Tony Sofia wrote: "beautiful review, I really enjoyed reading it. I can only have pots and tubs for my trees and am sad that they are missing out on the motherly roots."

It sounds like they are being mothered just fine, Sofia.


message 19: by Howard (new)

Howard Excellent! Anything about the golden aspen?


message 20: by HBalikov (new)

HBalikov Thank you for sharing your experience.


message 21: by Tony (new) - rated it 4 stars

Tony Howard wrote: "Excellent! Anything about the golden aspen?"

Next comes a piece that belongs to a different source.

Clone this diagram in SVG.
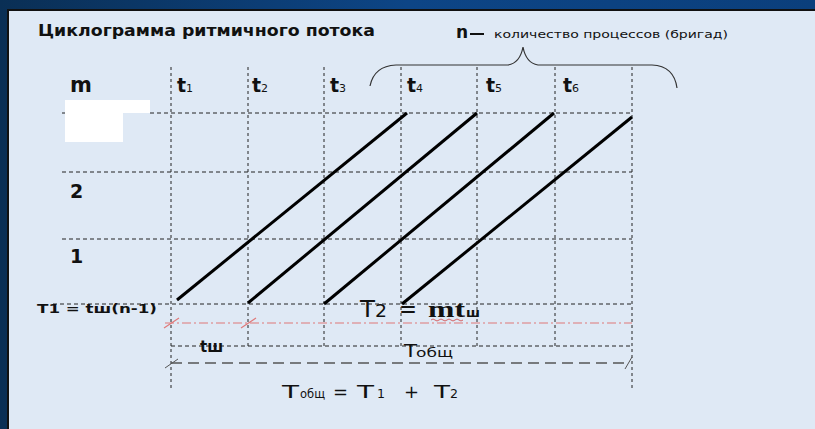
<svg xmlns="http://www.w3.org/2000/svg" width="815" height="429" viewBox="0 0 815 429">
<defs>
<linearGradient id="bg" x1="0" y1="0" x2="1" y2="0">
<stop offset="0" stop-color="#0a2f55"/>
<stop offset="0.5" stop-color="#0d4586"/>
<stop offset="1" stop-color="#0b3f7c"/>
</linearGradient>
<style>
.grid{stroke:#222;stroke-width:1;stroke-dasharray:4 3;fill:none}
.vgrid{stroke:#222;stroke-width:1;stroke-dasharray:3 3;fill:none}
.diag{stroke:#000;stroke-width:3;fill:none;stroke-linecap:butt}
.red{stroke:#e07878;stroke-width:1.2;stroke-dasharray:9 3 2 3;fill:none}
.long{stroke:#555;stroke-width:1.3;stroke-dasharray:11 6;fill:none}
.tick{stroke:#555;stroke-width:1;fill:none}
.rtick{stroke:#e07878;stroke-width:1.2;fill:none}
.s{font-family:"DejaVu Sans","Liberation Sans",sans-serif;fill:#111}
.b{font-weight:bold}
.a{font-family:"DejaVu Sans","Liberation Sans",sans-serif;fill:#111}
</style>
</defs>
<rect x="0" y="0" width="815" height="429" fill="url(#bg)"/>
<rect x="7" y="9" width="808" height="420" fill="#111"/>
<rect x="9" y="11" width="806" height="418" fill="#dfe9f5"/>

<g id="title">
<text class="s b" x="38" y="36" font-size="15" textLength="337" lengthAdjust="spacingAndGlyphs">Циклограмма ритмичного потока</text>
</g>

<g id="n-label">
<text class="s b" x="456" y="38" font-size="17">n</text>
<line x1="470" y1="34" x2="484" y2="34" stroke="#111" stroke-width="2"/>
<text class="s" x="494" y="38" font-size="10" textLength="234" lengthAdjust="spacingAndGlyphs">количество процессов (бригад)</text>
<path d="M370,86 Q374,66 396,65 L508,65 Q520,63 523,47 Q526,63 538,65 L652,65 Q674,66 677,88" fill="none" stroke="#333" stroke-width="1.2"/>
</g>

<g id="mask">
<polygon points="65,100 150,100 150,113 123,113 123,142 65,142" fill="#ffffff"/>
</g>

<g id="grid">
<line class="grid" x1="62" y1="113" x2="65" y2="113"/>
<line class="grid" x1="150" y1="113" x2="632" y2="113"/>
<line class="grid" x1="62" y1="172" x2="632" y2="172"/>
<line class="grid" x1="62" y1="239" x2="632" y2="239"/>
<line class="grid" x1="53" y1="304" x2="632" y2="304"/>
<line class="grid" x1="171" y1="346" x2="632" y2="346"/>
<line class="vgrid" x1="171" y1="67" x2="171" y2="391"/>
<line class="vgrid" x1="248" y1="67" x2="248" y2="346"/>
<line class="vgrid" x1="324" y1="67" x2="324" y2="346"/>
<line class="vgrid" x1="401" y1="67" x2="401" y2="346"/>
<line class="vgrid" x1="477" y1="67" x2="477" y2="346"/>
<line class="vgrid" x1="555" y1="67" x2="555" y2="346"/>
<line class="vgrid" x1="632" y1="67" x2="632" y2="391"/>
</g>

<g id="connectors">
<line class="diag" x1="177" y1="300" x2="407" y2="113"/>
<line class="diag" x1="248" y1="303" x2="477" y2="113"/>
<line class="diag" x1="324" y1="304" x2="554" y2="113"/>
<line class="diag" x1="402" y1="304" x2="632" y2="117"/>
<line class="red" x1="165" y1="323" x2="632" y2="323"/>
<line class="rtick" x1="164" y1="328" x2="179" y2="318"/>
<line class="rtick" x1="241" y1="328" x2="256" y2="318"/>
<line class="long" x1="171" y1="363" x2="630" y2="363"/>
<line class="tick" x1="165" y1="368" x2="178" y2="359"/>
<line class="tick" x1="625" y1="369" x2="632" y2="357"/>
</g>

<g id="col-labels">
<text class="s" x="177" y="92"><tspan font-size="19" font-weight="bold">t</tspan><tspan font-size="11">1</tspan></text>
<text class="s" x="252" y="92"><tspan font-size="19" font-weight="bold">t</tspan><tspan font-size="11">2</tspan></text>
<text class="s" x="330" y="92"><tspan font-size="19" font-weight="bold">t</tspan><tspan font-size="11">3</tspan></text>
<text class="s" x="407" y="92"><tspan font-size="19" font-weight="bold">t</tspan><tspan font-size="11">4</tspan></text>
<text class="s" x="486" y="92"><tspan font-size="19" font-weight="bold">t</tspan><tspan font-size="11">5</tspan></text>
<text class="s" x="563" y="92"><tspan font-size="19" font-weight="bold">t</tspan><tspan font-size="11">6</tspan></text>
</g>

<g id="row-labels">
<text class="s b" x="70" y="92" font-size="21">m</text>
<text class="s" x="70" y="198" font-size="19" font-weight="600">2</text>
<text class="s b" x="70" y="263" font-size="19">1</text>
</g>

<g id="formula-t1">
<text class="s" x="37" y="313" font-size="13" font-weight="600" textLength="120" lengthAdjust="spacingAndGlyphs">T1 = tш(n-1)</text>
</g>

<g id="formula-t2">
<text class="a" x="360" y="317" font-size="23" textLength="15" lengthAdjust="spacingAndGlyphs">T</text>
<text class="a" x="375" y="317" font-size="17" textLength="12" lengthAdjust="spacingAndGlyphs">2</text>
<text class="a" x="399" y="317" font-size="23" textLength="18" lengthAdjust="spacingAndGlyphs">=</text>
<text x="428" y="317" font-size="24" font-family="Liberation Serif,serif" font-weight="bold" fill="#111" textLength="37" lengthAdjust="spacingAndGlyphs">mt</text>
<text class="a" x="466" y="317" font-size="13" font-weight="bold" textLength="14" lengthAdjust="spacingAndGlyphs">ш</text>
<path d="M431,320 q2,-2 4,0 t4,0 t4,0 t4,0 t4,0 t4,0 t4,0 t4,0" fill="none" stroke="#d04040" stroke-width="0.8"/>
</g>

<g id="label-tsh">
<text class="s b" x="200" y="352" font-size="15">tш</text>
</g>

<g id="label-tobsh">
<text class="a" x="404" y="357" font-size="17" textLength="13" lengthAdjust="spacingAndGlyphs">T</text>
<text class="a" x="416" y="357" font-size="13" textLength="37" lengthAdjust="spacingAndGlyphs">общ</text>
</g>

<g id="formula-total">
<text class="a" x="282" y="398" font-size="18" textLength="17" lengthAdjust="spacingAndGlyphs">T</text>
<text class="a" x="300" y="398" font-size="12" textLength="25" lengthAdjust="spacingAndGlyphs">общ</text>
<text class="a" x="333" y="398" font-size="18" textLength="15" lengthAdjust="spacingAndGlyphs">=</text>
<text class="a" x="357" y="398" font-size="18" textLength="17" lengthAdjust="spacingAndGlyphs">T</text>
<text class="a" x="377" y="398" font-size="12" textLength="8" lengthAdjust="spacingAndGlyphs">1</text>
<text class="a" x="404" y="398" font-size="18" textLength="15" lengthAdjust="spacingAndGlyphs">+</text>
<text class="a" x="434" y="398" font-size="18" textLength="16" lengthAdjust="spacingAndGlyphs">T</text>
<text class="a" x="450" y="398" font-size="12" textLength="8" lengthAdjust="spacingAndGlyphs">2</text>
</g>
</svg>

There is, Howard, although he uses the alternate terminology: quaking aspen. There's this:

The quaking aspen takes its name from its leaves, which react to the slightest breath of wind. And although we have sayings that associate this characteristic with fear ("to shake like a leaf"), quaking aspens don't shake because they are afraid. Their leaves hang from flexible stems, exposing first their upper and then their lower surfaces to the sun. This means both sides of the leaves can photosynthesize. This is in contrast to other species, where the underside is reserved for breathing. Thus, quaking aspens can generate more energy, and they can grow faster than than birches.

There's more, too.


message 22: by Tony (new) - rated it 4 stars

Tony HBalikov wrote: "Thank you for sharing your experience."

Glad you likes it, HB.


message 23: by Howard (new)

Howard Tony wrote: "Howard wrote: "Excellent! Anything about the golden aspen?"

There is, Howard, although he uses the alternate terminology: quaking aspen. There's this:

The quaking aspen takes its name from its le..."


Yes, I forgot. I should have called them that, too. Driving in New Mexico in the fall on a dirt lane with their limbs creating a canopy overhead and their leaves shimmering in the breeze makes quaking aspen a perfect description and a perfect name.


message 24: by Aino (new)

Aino Shperber I so enjoyed reading this. You write really well.


message 25: by Tony (new) - rated it 4 stars

Tony Aino wrote: "I so enjoyed reading this. You write really well."

Thank you, Aino! Happy to have entertained.